** start **

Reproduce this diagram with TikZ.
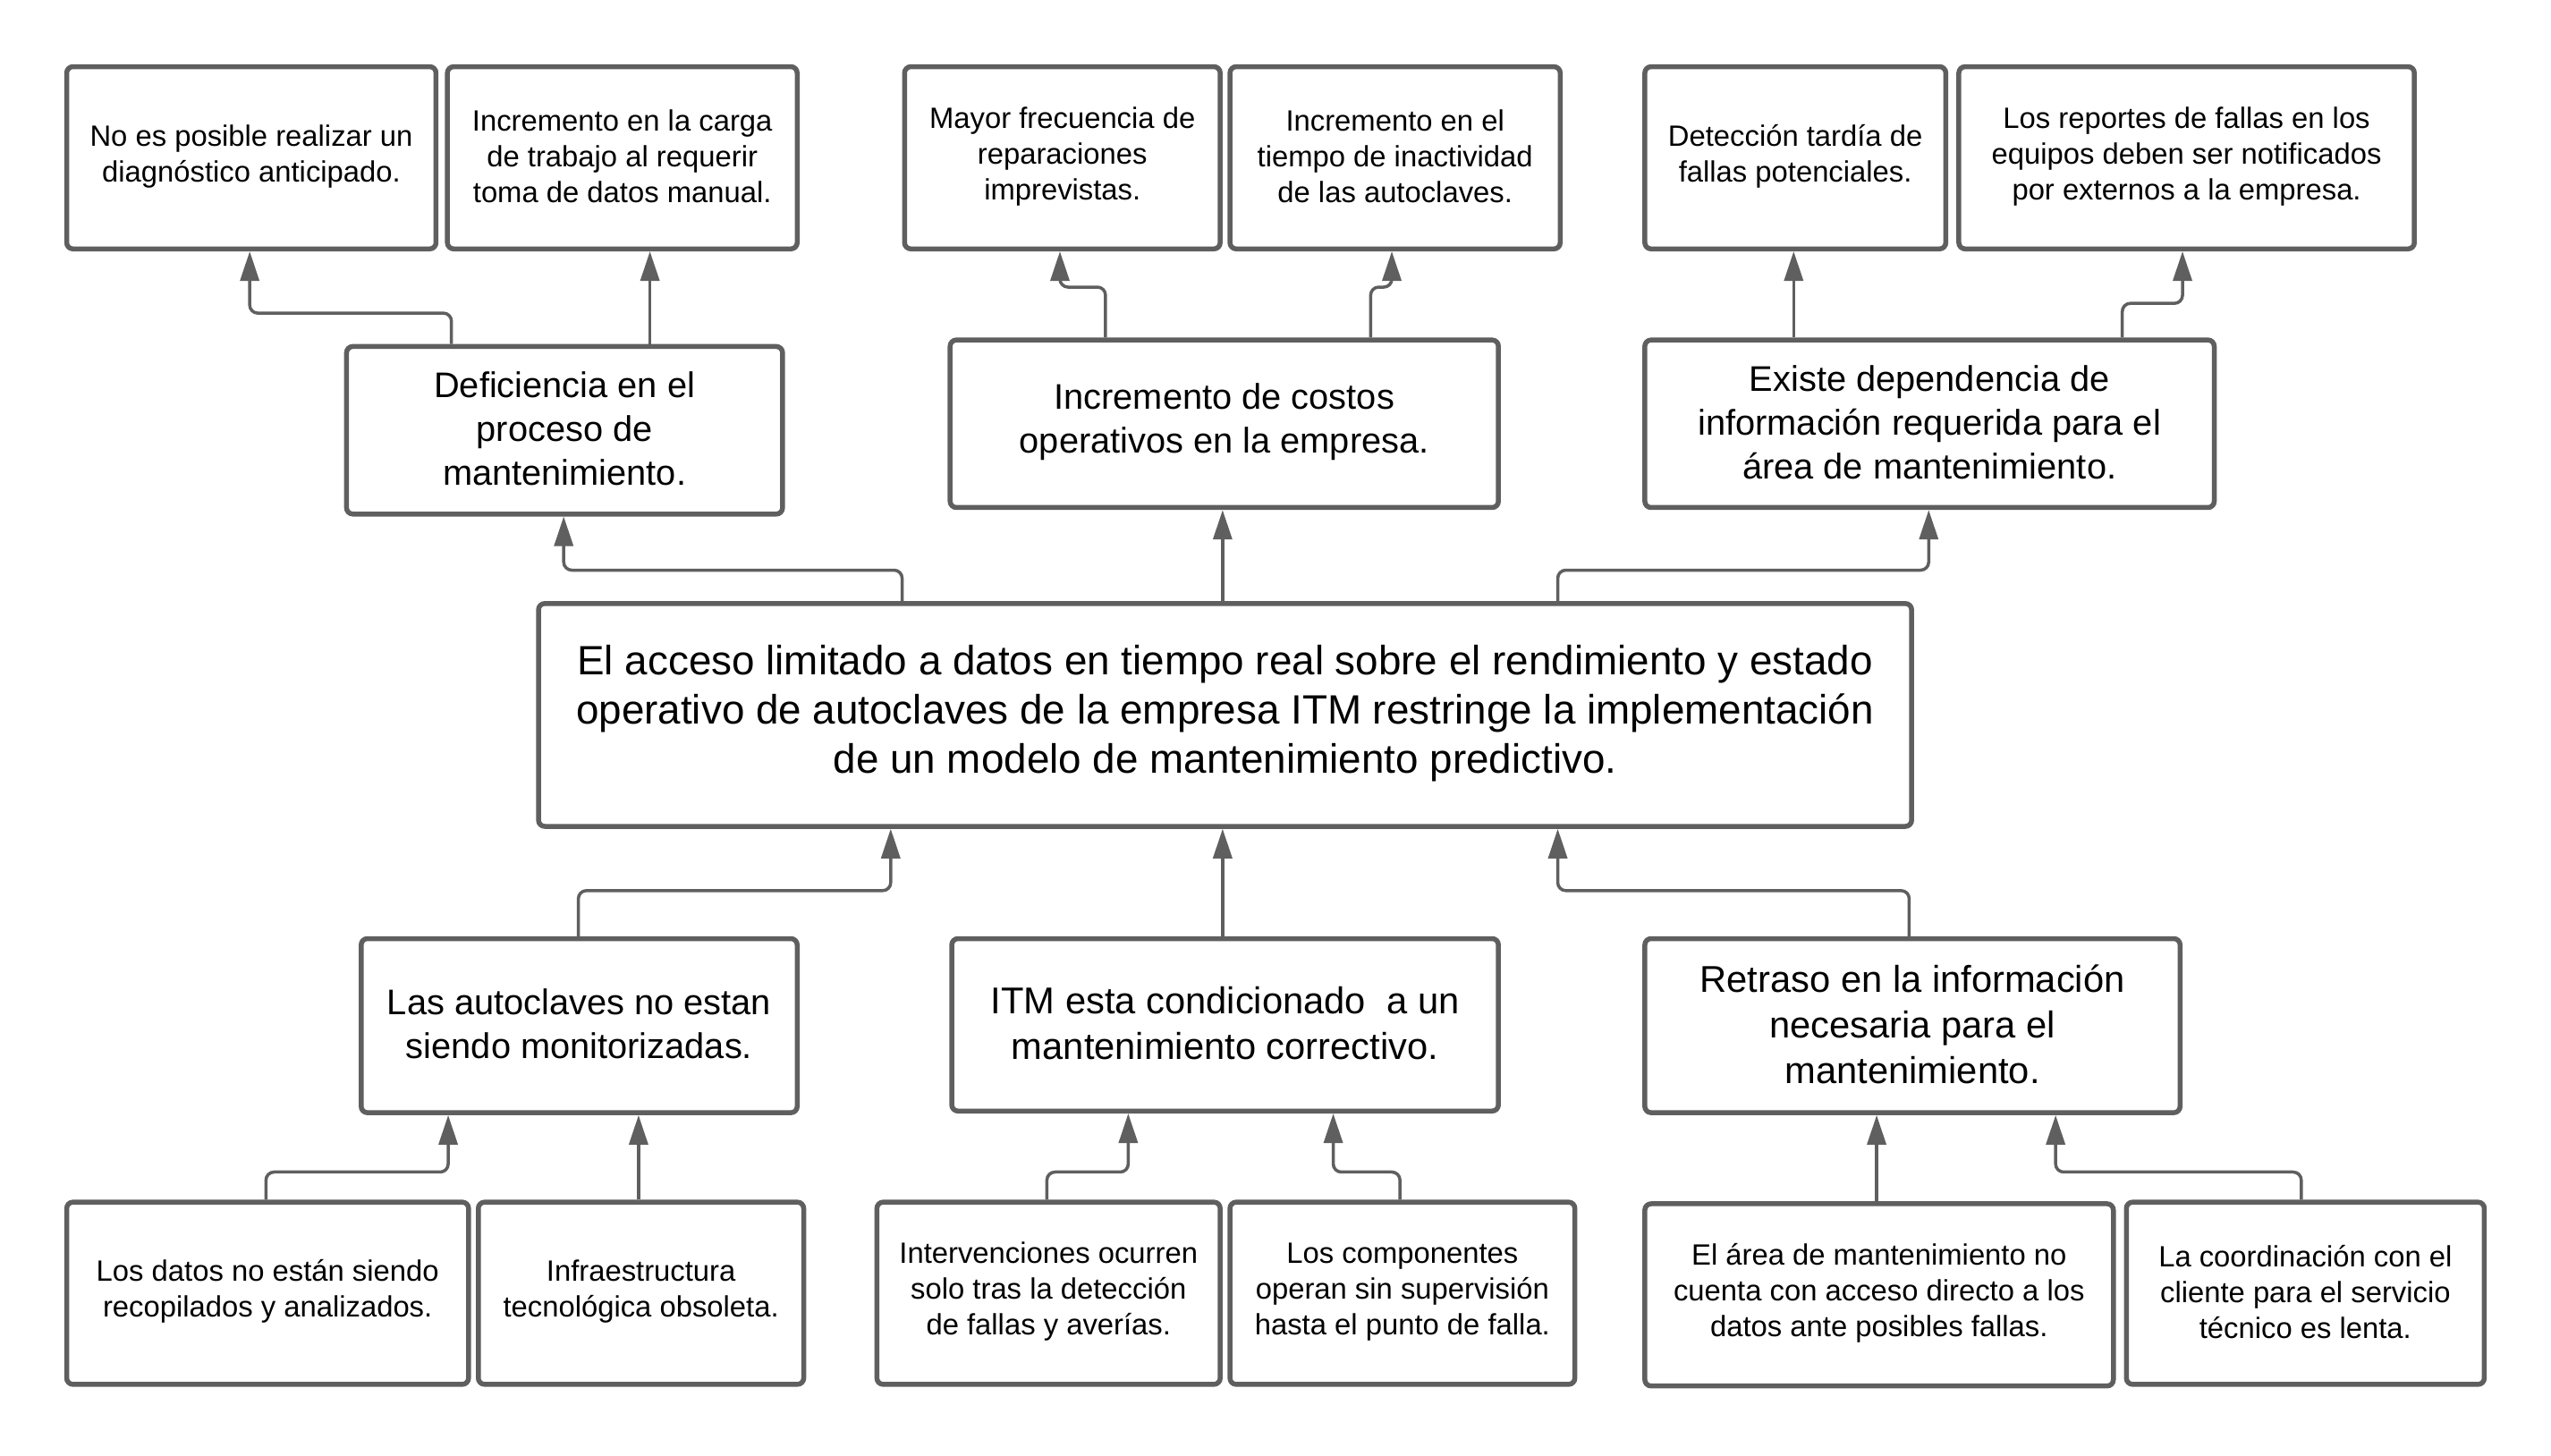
\documentclass[tikz,border=0pt]{standalone}
\usepackage{fontspec}
\setmainfont{Liberation Sans}
\usetikzlibrary{arrows.meta,fit,calc}
\definecolor{lc}{HTML}{5F5F5F}
\newcommand\mybox[5]{%
  \node[bx, fit={#2 #3}] (#1) {};
  \node[#4] (t#1) at ($(#1.center)+(0,-1)$) {#5};}
\begin{document}
\begin{tikzpicture}[x=1.8189pt,y=-1.8189pt,
 bx/.style={draw=lc, line width=5.5pt, rounded corners=7pt, inner sep=0pt, fill=white},
 small/.style={align=center, inner sep=0pt, font=\fontsize{32.8}{40}\selectfont},
 mid/.style={align=center, inner sep=0pt, font=\fontsize{39.8}{49}\selectfont},
 midl/.style={align=center, inner sep=0pt, font=\fontsize{41.7}{51}\selectfont},
 big/.style={align=center, inner sep=0pt, font=\fontsize{45.8}{55}\selectfont},
 arr/.style={draw=lc, line width=3.5pt, rounded corners=9pt, -{Triangle[length=33pt,width=21pt]}}]
\useasboundingbox (0,0) rectangle (1568,895);
% top row
\mybox{A1}{(41,41)}{(268,153)}{small}{No es posible realizar un\\diagnóstico anticipado.}
\mybox{A2}{(275,41)}{(490,153)}{small}{Incremento en la carga\\de trabajo al requerir\\toma de datos manual.}
\mybox{B1}{(556,41)}{(750,153)}{small}{Mayor frecuencia de\\reparaciones\\imprevistas.}
\mybox{B2}{(756,41)}{(959,153)}{small}{Incremento en el\\tiempo de inactividad\\de las autoclaves.}
\mybox{C1}{(1011,41)}{(1196,153)}{small}{Detección tardía de\\fallas potenciales.}
\mybox{C2}{(1204,41)}{(1484,153)}{small}{Los reportes de fallas en los\\equipos deben ser notificados\\por externos a la empresa.}
% second row
\mybox{A}{(213,213)}{(481,316)}{mid}{Deficiencia en el\\proceso de\\mantenimiento.}
\mybox{B}{(584,209)}{(921,312)}{mid}{Incremento de costos\\operativos en la empresa.}
\mybox{C}{(1011,209)}{(1361,312)}{mid}{Existe dependencia de\\información requerida para el\\área de mantenimiento.}
% main
\mybox{M}{(331,371)}{(1175,508)}{big}{El acceso limitado a datos en tiempo real sobre el rendimiento y estado\\operativo de autoclaves de la empresa ITM restringe la implementación\\de un modelo de mantenimiento predictivo.}
% lower middle row
\mybox{D}{(222,577)}{(490,684)}{mid}{Las autoclaves no estan\\siendo monitorizadas.}
\mybox{E}{(585,577)}{(921,683)}{midl}{ITM esta condicionado\ \ a un\\mantenimiento correctivo.}
\mybox{F}{(1011,577)}{(1340,684)}{midl}{Retraso en la información\\necesaria para el\\mantenimiento.}
% bottom row
\mybox{D1}{(41,739)}{(288,851)}{small}{Los datos no están siendo\\recopilados y analizados.}
\mybox{D2}{(294,739)}{(494,851)}{small}{Infraestructura\\tecnológica obsoleta.}
\mybox{E1}{(539,739)}{(750,851)}{small}{Intervenciones ocurren\\solo tras la detección\\de fallas y averías.}
\mybox{E2}{(756,739)}{(968,851)}{small}{Los componentes\\operan sin supervisión\\hasta el punto de falla.}
\mybox{F1}{(1011,740)}{(1299,852)}{small}{El área de mantenimiento no\\cuenta con acceso directo a los\\datos ante posibles fallas.}
\mybox{F2}{(1307,739)}{(1527,851)}{small}{La coordinación con el\\cliente para el servicio\\técnico es lenta.}
% connectors top
\draw[arr] ($(A.north west)+(66,0)$) -- ++(0,-19) -| ($(A1.south west)+(114,0)$);
\draw[arr] ($(A.north west)+(188,0)$) -- ($(A2.south west)+(126,0)$);
\draw[arr] ($(B.north west)+(97,0)$) -- ++(0,-31) -| ($(B1.south west)+(97,0)$);
\draw[arr] ($(B.north west)+(260,0)$) -- ++(0,-31) -| ($(B2.south west)+(101,0)$);
\draw[arr] ($(C.north west)+(93,0)$) -- ($(C1.south west)+(93,0)$);
\draw[arr] ($(C.north west)+(295,0)$) -- ++(0,-21) -| ($(C2.south west)+(139,0)$);
% main to second row
\draw[arr] ($(M.north west)+(225,0)$) -- ++(0,-19) -| ($(A.south west)+(135,0)$);
\draw[arr] ($(M.north west)+(422,0)$) -- ($(B.south west)+(169,0)$);
\draw[arr] ($(M.north west)+(628,0)$) -- ++(0,-19) -| ($(C.south west)+(176,0)$);
% lower middle to main
\draw[arr] ($(D.north west)+(135,0)$) -- ++(0,-28) -| ($(M.south west)+(218,0)$);
\draw[arr] ($(E.north west)+(168,0)$) -- ($(M.south west)+(422,0)$);
\draw[arr] ($(F.north west)+(164,0)$) -- ++(0,-28) -| ($(M.south west)+(628,0)$);
% bottom to lower middle
\draw[arr] ($(D1.north west)+(124,0)$) -- ++(0,-17) -| ($(D.south west)+(55,0)$);
\draw[arr] ($(D2.north west)+(100,0)$) -- ($(D.south west)+(172,0)$);
\draw[arr] ($(E1.north west)+(106,0)$) -- ++(0,-17) -| ($(E.south west)+(110,0)$);
\draw[arr] ($(E2.north west)+(106,0)$) -- ++(0,-17) -| ($(E.south west)+(236,0)$);
\draw[arr] ($(F1.north west)+(144,0)$) -- ($(F.south west)+(144,0)$);
\draw[arr] ($(F2.north west)+(109,0)$) -- ++(0,-17) -| ($(F.south west)+(254,0)$);
\end{tikzpicture}
\end{document}
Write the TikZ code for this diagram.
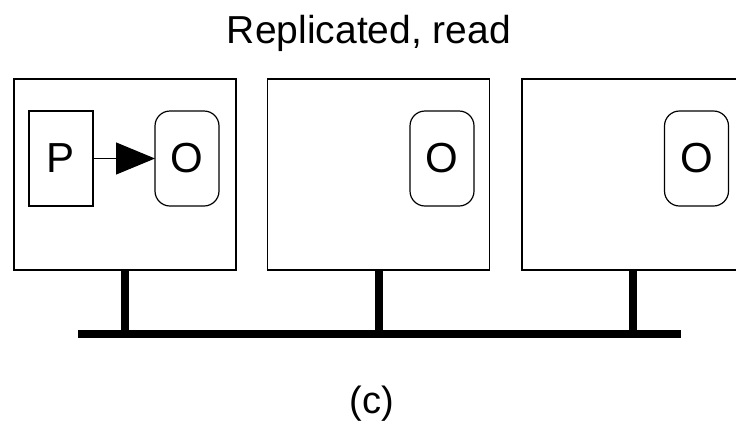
\documentclass[tikz,border=0pt]{standalone}
\usepackage{fontspec}
\setmainfont{Liberation Sans}
\usetikzlibrary{arrows.meta}

\tikzset{
  host/.style={draw, line width=1.2pt, minimum width=222pt, minimum height=191pt,
               inner sep=0pt, outer sep=0pt},
  procbox/.style={draw, line width=1.2pt, minimum width=64pt, minimum height=95pt,
                  inner sep=0pt, outer sep=0pt, font=\fontsize{42}{48}\selectfont},
  objbox/.style={draw, rounded corners=15pt, line width=1.2pt, minimum width=64pt,
                 minimum height=95pt, inner sep=0pt, outer sep=0pt,
                 font=\fontsize{42}{48}\selectfont},
  stem/.style={line width=8pt},
  bus/.style={line width=8pt},
  invoke/.style={line width=1.2pt, -{Triangle[length=39pt,width=32pt]}},
  label/.style={inner sep=0pt, anchor=base}
}

\begin{document}
\begin{tikzpicture}[x=1pt, y=-1pt]
  \useasboundingbox (0,0) rectangle (736,421);
  \clip (0,0) rectangle (736,421);

  % title
  \node[label, font=\fontsize{39}{46}\selectfont] (title) at (369,43) {Replicated, read};

  % three machines
  \node[host] (m1) at (125,174.5) {};
  \node[host] (m2) at (378.5,174.5) {};
  \node[host] (m3) at (633,174.5) {};

  % process and object copies
  \node[procbox] (p)  at (61,158.5) {P};
  \node[objbox]  (o1) at (187,158.5) {O};
  \node[objbox]  (o2) at (442,158.5) {O};
  \node[objbox]  (o3) at (696.5,158.5) {O};

  % read on the local copy
  \draw[invoke] (p.east) -- (o1.west);

  % network
  \coordinate (busL) at (78,334);
  \coordinate (busR) at (681,334);
  \draw[bus] (busL) -- (busR);
  \draw[stem] (m1.south) -- (m1.south |- busL);
  \draw[stem] (m2.south) -- (m2.south |- busL);
  \draw[stem] (m3.south) -- (m3.south |- busL);

  % caption
  \node[label, font=\fontsize{38}{44}\selectfont] (cap) at (372,413) {(c)};
\end{tikzpicture}
\end{document}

** end **

§ Stated task
Identify the lines in the entries above that contain "diagram", then copy them out.

§ Written solution
Reproduce this diagram with TikZ.
Write the TikZ code for this diagram.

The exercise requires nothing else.